Agri Exotic Trading, a Clifton, N.J., exotic fruits and vegetables wholesale distributor, knows this well. It is a produce purveyor of choice. The company sells a variety of hard-to-find and difficult-to-get products sourced domestically and abroad to hotels, restaurants, gourmet grocers, and caterers. Among its many special offerings are French green beans—haricot verts in green bean speak—flown in from Guatemala.
Unlike Californian and Mexican-grown beans, which are smaller in size, less uniform, and stringier, the Guatemalan variety is sought after for its tenderness, consistency, intense flavor, and velvety smooth skin—a major draw for aesthete-minded chefs.
Bean production in Guatemala is relatively consistent year round with a slight drop in February and March when farmers turn over their fields, says Paul Ryan, produce buyer for Agri Exotic.
When replenishing inventory, the wholesale distributor calls its importers, buys the beans—800 cases of five-pound box quantities, as an example—and flies product into Kennedy and Newark Liberty airports, where its fleet of 20 refrigerated trucks picks up the freight and return to its multi-temperature, 16,000-square-foot facility. Agri Exotic then delivers orders to regional customers.
“At the airport, green beans are checked and inspected by the U.S. Department of Agriculture and fumigated with water and gas washes to prevent insect infestation,” says Ryan.
Because of the green bean’s sensitive nature, managing the cold chain throughout the harvesting, transportation, and distribution process is critical.
“Given the green bean’s tenderness, its shelf-life is pretty tight—one to six days—otherwise it will dry out. So it’s important to keep the cold chain moving,” Ryan says. “Produce is warehoused and transported in 40- to 45-degree environments with high humidity.”
French green beans have high water content so without proper chilling, moisture begins to evaporate and they shrivel. In the field, once beans are picked, they are brought down on skids and cooled in a room where the heat is sucked out, then they ship.
Most distributors turn French green beans in two days and re-supply just-in-time rather than hold inventory. If they don’t sell in that time period, suppliers have to lower their prices to move product before it spoils. “It is a commodity market,” Ryan adds.
Great care is also taken in grading and boxing crops for both efficiency and presentation. In Guatemala, French green beans are packaged by hand in five-pound containers. “When 100 people are hand-packing, the results are more uniform sizes, better grades, and more compact boxes,” says Ryan. “You can reach in and pick up a perfect bunch of beans, which is important to chefs.”
Finding that perfect bunch of uniform Guatemalan-grown French green beans to complement a well-choreographed meal challenges distributors such as Agri Exotic to sustain the cold chain, expedite transportation, and preserve the quality of the packaging to ensure orders are well-received by its clientele.

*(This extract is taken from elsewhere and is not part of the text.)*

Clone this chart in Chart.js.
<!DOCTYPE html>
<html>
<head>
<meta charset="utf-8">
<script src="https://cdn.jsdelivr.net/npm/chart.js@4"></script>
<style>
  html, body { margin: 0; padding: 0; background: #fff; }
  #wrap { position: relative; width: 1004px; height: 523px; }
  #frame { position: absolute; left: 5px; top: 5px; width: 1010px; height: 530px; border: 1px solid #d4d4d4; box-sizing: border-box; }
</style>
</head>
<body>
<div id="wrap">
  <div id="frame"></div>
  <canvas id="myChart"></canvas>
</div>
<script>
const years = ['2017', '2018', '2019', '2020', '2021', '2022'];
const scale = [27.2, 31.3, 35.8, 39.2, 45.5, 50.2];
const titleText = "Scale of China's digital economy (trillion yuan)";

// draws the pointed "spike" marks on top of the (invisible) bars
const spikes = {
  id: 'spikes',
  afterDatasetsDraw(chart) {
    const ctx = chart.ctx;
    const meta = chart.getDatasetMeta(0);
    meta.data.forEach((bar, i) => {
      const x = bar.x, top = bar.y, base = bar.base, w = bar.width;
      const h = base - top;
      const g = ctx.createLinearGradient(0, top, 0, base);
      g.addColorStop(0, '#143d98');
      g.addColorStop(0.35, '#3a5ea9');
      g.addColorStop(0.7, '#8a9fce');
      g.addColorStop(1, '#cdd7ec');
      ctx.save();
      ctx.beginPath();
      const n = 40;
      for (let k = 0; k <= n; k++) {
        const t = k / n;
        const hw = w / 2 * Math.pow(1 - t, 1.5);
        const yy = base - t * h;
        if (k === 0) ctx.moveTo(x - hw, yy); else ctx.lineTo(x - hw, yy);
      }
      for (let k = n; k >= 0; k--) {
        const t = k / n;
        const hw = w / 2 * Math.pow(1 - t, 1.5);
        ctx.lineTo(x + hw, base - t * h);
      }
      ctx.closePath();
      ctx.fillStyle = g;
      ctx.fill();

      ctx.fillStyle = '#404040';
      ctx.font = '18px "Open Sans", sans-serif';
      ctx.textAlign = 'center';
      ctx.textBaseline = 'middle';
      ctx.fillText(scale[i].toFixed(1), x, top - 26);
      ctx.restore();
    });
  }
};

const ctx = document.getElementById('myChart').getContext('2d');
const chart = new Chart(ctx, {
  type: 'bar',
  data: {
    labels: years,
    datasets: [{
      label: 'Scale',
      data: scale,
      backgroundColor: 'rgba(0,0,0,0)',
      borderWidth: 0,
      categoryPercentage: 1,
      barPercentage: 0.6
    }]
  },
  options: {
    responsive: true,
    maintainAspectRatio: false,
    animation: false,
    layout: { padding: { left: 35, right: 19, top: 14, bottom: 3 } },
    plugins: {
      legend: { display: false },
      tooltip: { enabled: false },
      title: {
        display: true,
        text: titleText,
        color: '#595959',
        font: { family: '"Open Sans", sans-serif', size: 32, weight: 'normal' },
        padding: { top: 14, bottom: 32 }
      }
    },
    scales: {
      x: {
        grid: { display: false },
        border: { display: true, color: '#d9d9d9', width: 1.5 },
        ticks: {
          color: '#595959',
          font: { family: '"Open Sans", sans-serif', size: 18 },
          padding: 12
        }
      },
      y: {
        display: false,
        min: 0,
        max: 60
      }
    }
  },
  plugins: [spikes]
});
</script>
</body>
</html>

“The hardest part is timing—getting product to markets where there is demand,'” says Ryan.
PICKING AGAINST TIME
Nothing compares to a bowl of cereal or a piece of cake topped off with a handful of fresh strawberry halves. Rich in Vitamin C, low in calories, and full of color, strawberries require equal portions of collaboration and logistics planning to get to the table.

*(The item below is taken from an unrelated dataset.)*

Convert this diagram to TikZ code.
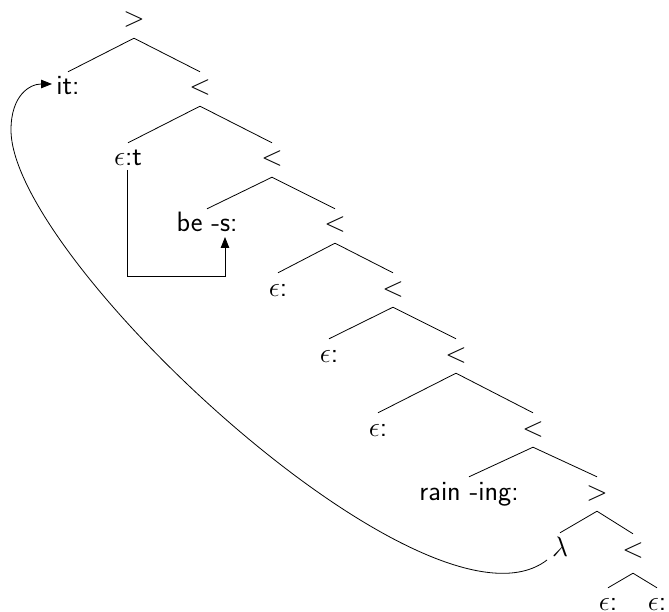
\RequirePackage{fix-cm}
\documentclass[tikz,border=0pt]{standalone}
\usepackage{fontspec}
\usetikzlibrary{arrows.meta}
\begin{document}
\begin{tikzpicture}[x=1pt,y=-1pt,
  lab/.style={inner sep=0pt, text height=23pt, text depth=11pt, anchor=base,
    font=\fontsize{28}{32}\selectfont\sffamily},
  leaf/.style={lab, text depth=1pt},
  br/.style={line width=0.8pt},
  arr/.style={line width=0.8pt, -{Triangle[length=11pt,width=8.5pt]}}]
\useasboundingbox (0,0) rectangle (669,612);
\node[lab] (r) at (134,27) {$>$};
\node[lab] (it) at (68,95) {it:};
\node[lab] (l2) at (200,95) {$<$};
\node[lab] (et) at (128,166) {$\epsilon$:t};
\node[lab] (l3) at (272,166) {$<$};
\node[lab] (bes) at (207,232) {be -s:};
\node[lab] (l4) at (335,232) {$<$};
\node[lab] (e1) at (278,296) {$\epsilon$:};
\node[lab] (l5) at (393,296) {$<$};
\node[lab] (e2) at (329,362) {$\epsilon$:};
\node[lab] (l6) at (456,362) {$<$};
\node[lab] (e3) at (378,436) {$\epsilon$:};
\node[lab] (l7) at (533,436) {$<$};
\node[lab] (rain) at (469,500) {rain -ing:};
\node[lab] (g2) at (597,500) {$>$};
\node[lab] (lam) at (560,556) {$\lambda$};
\node[lab] (l8) at (633,557) {$<$};
\node[leaf] (e4) at (608,610) {$\epsilon$:};
\node[leaf] (e5) at (657,610) {$\epsilon$:};
\draw[br] (r.south) -- (it.north);
\draw[br] (r.south) -- (l2.north);
\draw[br] (l2.south) -- (et.north);
\draw[br] (l2.south) -- (l3.north);
\draw[br] (l3.south) -- (bes.north);
\draw[br] (l3.south) -- (l4.north);
\draw[br] (l4.south) -- (e1.north);
\draw[br] (l4.south) -- (l5.north);
\draw[br] (l5.south) -- (e2.north);
\draw[br] (l5.south) -- (l6.north);
\draw[br] (l6.south) -- (e3.north);
\draw[br] (l6.south) -- (l7.north);
\draw[br] (l7.south) -- (rain.north);
\draw[br] (l7.south) -- (g2.north);
\draw[br] (g2.south) -- (lam.north);
\draw[br] (g2.south) -- (l8.north);
\draw[br] ([yshift=-5pt]l8.south) -- ([yshift=-1pt]e4.north);
\draw[br] ([yshift=-5pt]l8.south) -- ([yshift=-1pt]e5.north);
\draw[arr] ([xshift=-1pt,yshift=-4pt]et.base) -- ++(0,106) -| ([xshift=18pt,yshift=-5pt]bes.base);
\draw[arr] ([xshift=-13pt,yshift=-4pt]lam.base) .. controls (430,650) and (11,260) .. (11,130)
  .. controls (11,95) and (30,84) .. ([xshift=-16pt,yshift=11pt]it.base);
\end{tikzpicture}
\end{document}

W. Newell & Company, a Chicago-based fresh produce distributor and subsidiary of SUPERVALU, sources and transports a variety of high-volume domestic and foreign grown foods—including Californian-grown strawberries—to retailers across the country.
In California, where more than 80 percent of the United States’ annual strawberry yield comes from, harvesting begins in December and extends through July for some parts of the state. When its growing season wanes, W. Newell follows the crop’s seasonality to southern climes such as Florida. “We repeat the cycle every year,” says Gary Gionnette, COO of W. Newell & Company.
Similar to many of the distributor’s fresh produce items, strawberries demand extra diligence moving to market simply because of the freshness of the product and the fact that they aren’t stored, adds Gionnette.
Generally, the distributor purchases product from strawberry companies that consolidate locally grown crops. Farmers pick and package their crops in the field, then transport to consolidation and cooling centers.
“These facilities house enormous rooms to cool product and pull field heat out,” he says. “They don’t have the space to hold multiple days of inventory as others might do with crops such as apples, potatoes, or onions.”
From these facilities, W. Newell works with third-party carriers to haul full truckloads, sometimes mixed with produce such as melons, tree fruit, and berries, to its Champagne, Ill., distribution facility. The refrigerated trucks keep temperatures in compliance with U.S. Department of Agriculture standards, often between 34 and 36 degrees.
RAIL: COST VS. TIME
While W. Newell predominantly uses trucking to manage the expediency of its transportation needs, it will occasionally use rail—trailer on flat car—to move product to a consolidator in Chicago where it is then transloaded to its DC.
“Rail is a cost-efficient transport mode, and we measure that relative to quantities we want to take in. It generally takes one additional day compared to truck because of the consolidation step,” says Gionnette.
From its Champagne facility, W. Newell works with its third-party partner, Holland, Mich.-based Total Logistic Control (TLC), to transport outbound shipments to retailers. As its dedicated carrier, TLC makes about 1,500 deliveries a week, averaging 440 miles and five stops per trip. Depending on order drop times and demand, the 3PL moves replenishment inventory to stores four times a week, and sometimes daily.
Like any perishable shipment, W. Newell has to turn products in very tight windows—and these windows are subject to weekly variability.
“We have to be very sensitive to changes during the week. Impulse shopping is tough to forecast,” explains Gionnette. “If a customer is ordering 24 hours later for replenishment, we have to factor this in and forecast out three or four days to meet demand.”
The reward is well worth the effort. For W. Newell, its retail customers, and consumers, the proof of its distribution efficiency is in the strawberry pudding.
“Product harvested on Monday morning in California will reach Champagne in three to four days,” notes Gionnette. “We then turn inventory in 24 hours so that fresh strawberries arrive in stores on Friday.”